Cohen treats these characters with an enormous amount of generosity, even when their actions become morally questionable. They are all doing what they can to deal with an impossible situation. The ambiguity of how Cohen seems to want the audience to feel about them and the emotional damage they have suffered is easily the most fascinating thing about the film.
The film falls apart in the third act as Cohen abandons the interesting characters, ideas, and setup for a rote manhunt while focusing on the strain the events are taking on Eugene and Jody’s marriage.
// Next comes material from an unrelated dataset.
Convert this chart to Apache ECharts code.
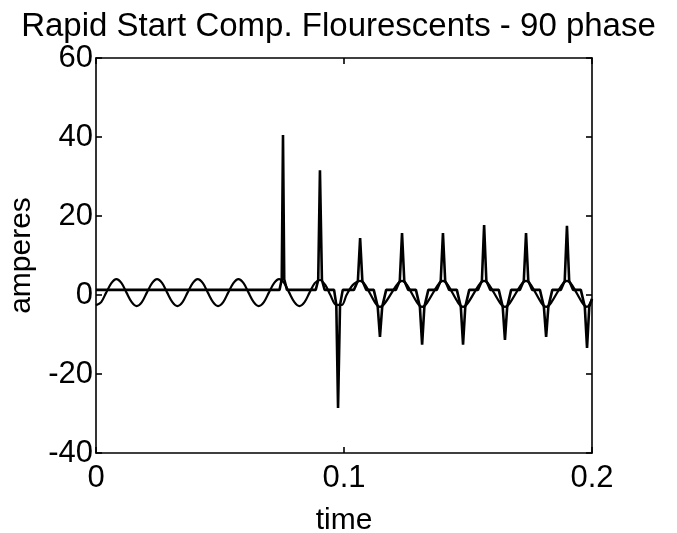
<!DOCTYPE html>
<html>
<head>
<meta charset="utf-8">
<script src="https://cdn.jsdelivr.net/npm/echarts@6/dist/echarts.min.js"></script>
<style>html,body{margin:0;padding:0;background:#fff}#c{width:677px;height:533px}</style>
</head>
<body>
<div id="c"></div>
<script>
var titleText = 'Rapid Start Comp. Flourescents - 90 phase';
var xName = 'time';
var yName = 'amperes';
var xTicks = [0, 0.1, 0.2];
var yTicks = [-40, -20, 0, 20, 40, 60];

// Series A: line-frequency (sine-like) current
var timeA = [0.0000,0.0021,0.0041,0.0062,0.0082,0.0103,0.0123,0.0144,0.0164,0.0185,0.0205,0.0226,0.0246,0.0267,0.0287,0.0308,0.0328,0.0349,0.0369,0.0390,0.0410,0.0431,0.0451,0.0472,0.0492,0.0513,0.0533,0.0554,0.0574,0.0595,0.0615,0.0636,0.0656,0.0677,0.0697,0.0718,0.0738,0.0759,0.0779,0.0800,0.0820,0.0841,0.0861,0.0882,0.0903,0.0925,0.0945,0.0968,0.0992,0.1010,0.1035,0.1065,0.1145,0.1234,0.1315,0.1399,0.1480,0.1565,0.1649,0.1734,0.1815,0.1899,0.1980,0.2000];
var ampA  = [-2.6,-1.8,0.6,3.0,4.0,3.0,0.6,-1.8,-2.8,-1.8,0.6,3.0,4.0,3.0,0.6,-1.8,-2.8,-1.8,0.6,3.0,4.0,3.0,0.6,-1.8,-2.8,-1.8,0.6,3.0,4.0,3.0,0.6,-1.8,-2.8,-1.8,0.6,3.0,4.0,3.0,0.6,-1.8,-2.8,-1.8,0.6,3.0,3.8,2.5,0.0,-2.5,-2.5,0.0,2.5,3.6,-3.0,3.6,-3.0,3.6,-3.0,3.6,-3.0,3.6,-3.0,3.6,-3.0,-1.0];

// Series B: spiky current
var timeB = [0.0000,0.0740,0.0749,0.0754,0.0759,0.0770,0.0886,0.0896,0.0903,0.0911,0.0922,0.0960,0.0969,0.0976,0.0984,0.0995,
  0.1040,0.1056,0.1065,0.1074,0.1090,
  0.1120,0.1136,0.1145,0.1154,0.1170,
  0.1209,0.1225,0.1234,0.1243,0.1259,
  0.1290,0.1306,0.1315,0.1324,0.1340,
  0.1374,0.1390,0.1399,0.1408,0.1424,
  0.1455,0.1471,0.1480,0.1489,0.1505,
  0.1540,0.1556,0.1565,0.1574,0.1590,
  0.1624,0.1640,0.1649,0.1658,0.1674,
  0.1709,0.1725,0.1734,0.1743,0.1759,
  0.1790,0.1806,0.1815,0.1824,0.1840,
  0.1874,0.1890,0.1899,0.1908,0.1924,
  0.1955,0.1971,0.1980,0.1989,0.2000];
var ampB = [1.3,1.3,4.0,40.5,4.0,1.3,1.3,3.8,31.6,3.8,1.3,1.3,-2.5,-28.6,-2.5,1.3,
  1.3,3.6,14.4,3.6,1.3,
  1.3,-3.0,-10.6,-3.0,1.3,
  1.3,3.6,15.7,3.6,1.3,
  1.3,-3.0,-12.6,-3.0,1.3,
  1.3,3.6,15.7,3.6,1.3,
  1.3,-3.0,-12.6,-3.0,1.3,
  1.3,3.6,17.7,3.6,1.3,
  1.3,-3.0,-11.4,-3.0,1.3,
  1.3,3.6,15.7,3.6,1.3,
  1.3,-3.0,-10.6,-3.0,1.3,
  1.3,3.6,17.5,3.6,1.3,
  1.3,-3.0,-13.4,-3.0,-1.0];

function pairs(t, v){ return t.map(function(x,i){ return [x, v[i]]; }); }

var font = '"Liberation Sans", Arial, Helvetica, sans-serif';
var chart = echarts.init(document.getElementById('c'), null, {renderer:'canvas'});
var axisLine = {show:true, onZero:false, lineStyle:{color:'#000', width:1.6}};
var tick = {show:true, inside:true, length:6, lineStyle:{color:'#000', width:1.6}};
chart.setOption({
  animation:false,
  backgroundColor:'#fff',
  title:{text:titleText, left:'center', top:5, textStyle:{fontFamily:font, fontSize:33, fontWeight:'normal', color:'#000'}},
  grid:{left:96, right:85, top:58, bottom:80, containLabel:false, outerBoundsMode:'none'},
  xAxis:[{type:'value', min:xTicks[0], max:xTicks[xTicks.length-1], interval:0.1,
    name:xName, nameLocation:'middle', nameGap:53, nameTextStyle:{fontFamily:font, fontSize:30, color:'#000'},
    axisLine:axisLine, axisTick:tick, splitLine:{show:false},
    axisLabel:{fontFamily:font, fontSize:31, color:'#000', margin:10}},
    {type:'value', position:'top', min:xTicks[0], max:xTicks[xTicks.length-1], interval:0.1,
    axisLine:axisLine, axisTick:tick, splitLine:{show:false}, axisLabel:{show:false}}],
  yAxis:[{type:'value', min:yTicks[0], max:yTicks[yTicks.length-1], interval:20,
    name:yName, nameLocation:'middle', nameGap:59, nameRotate:90, nameTextStyle:{fontFamily:font, fontSize:30, color:'#000'},
    axisLine:axisLine, axisTick:tick, splitLine:{show:false},
    axisLabel:{fontFamily:font, fontSize:31, color:'#000', margin:3}},
    {type:'value', position:'right', min:yTicks[0], max:yTicks[yTicks.length-1], interval:20,
    axisLine:axisLine, axisTick:tick, splitLine:{show:false}, axisLabel:{show:false}}],
  series:[
    {type:'line', data:pairs(timeA, ampA), showSymbol:false, smooth:0.3, lineStyle:{color:'#000', width:2.2}, clip:true},
    {type:'line', data:pairs(timeB, ampB), showSymbol:false, lineStyle:{color:'#000', width:2.6}, clip:true}
  ]
});
</script>
</body>
</html>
While that formula was a winner for It’s Alive, this time around, it results in a hodgepodge of Forrest going over the top with his obnoxious sarcasm and disjointed scenes of policemen wandering around in wooded areas while the babies remains mostly hidden due to budgetary constrictions. The climax and denouement are flat and unimaginative—a far cry from the breathless, emotionally staggering ending of the first film.
If Cohen had somehow managed to successfully combine the nuanced character work of the larger ensemble with some actual horror movie jolts, It Lives Again could have approached the rarified air of its predecessor. Even if he had completely done away with the horror angle to simply look at how the saga of “the Davis Baby” had irrevocably changed the people who survived it, the resulting film would have been a fascinating and satisfying experience. But in trying to craft a third act that delivered solely as a horror piece, Cohen abandoned what had worked very well in the first hour of the film. It Lives Again could have been great, but is eventually left stranded somewhere in a foggy no-man’s-land between an interesting failure and good enough. The characters and Ryan’s performance deserved better.
James Dixon Sighting: As mentioned above, reprising his role as Detective Perkins from It’s Alive.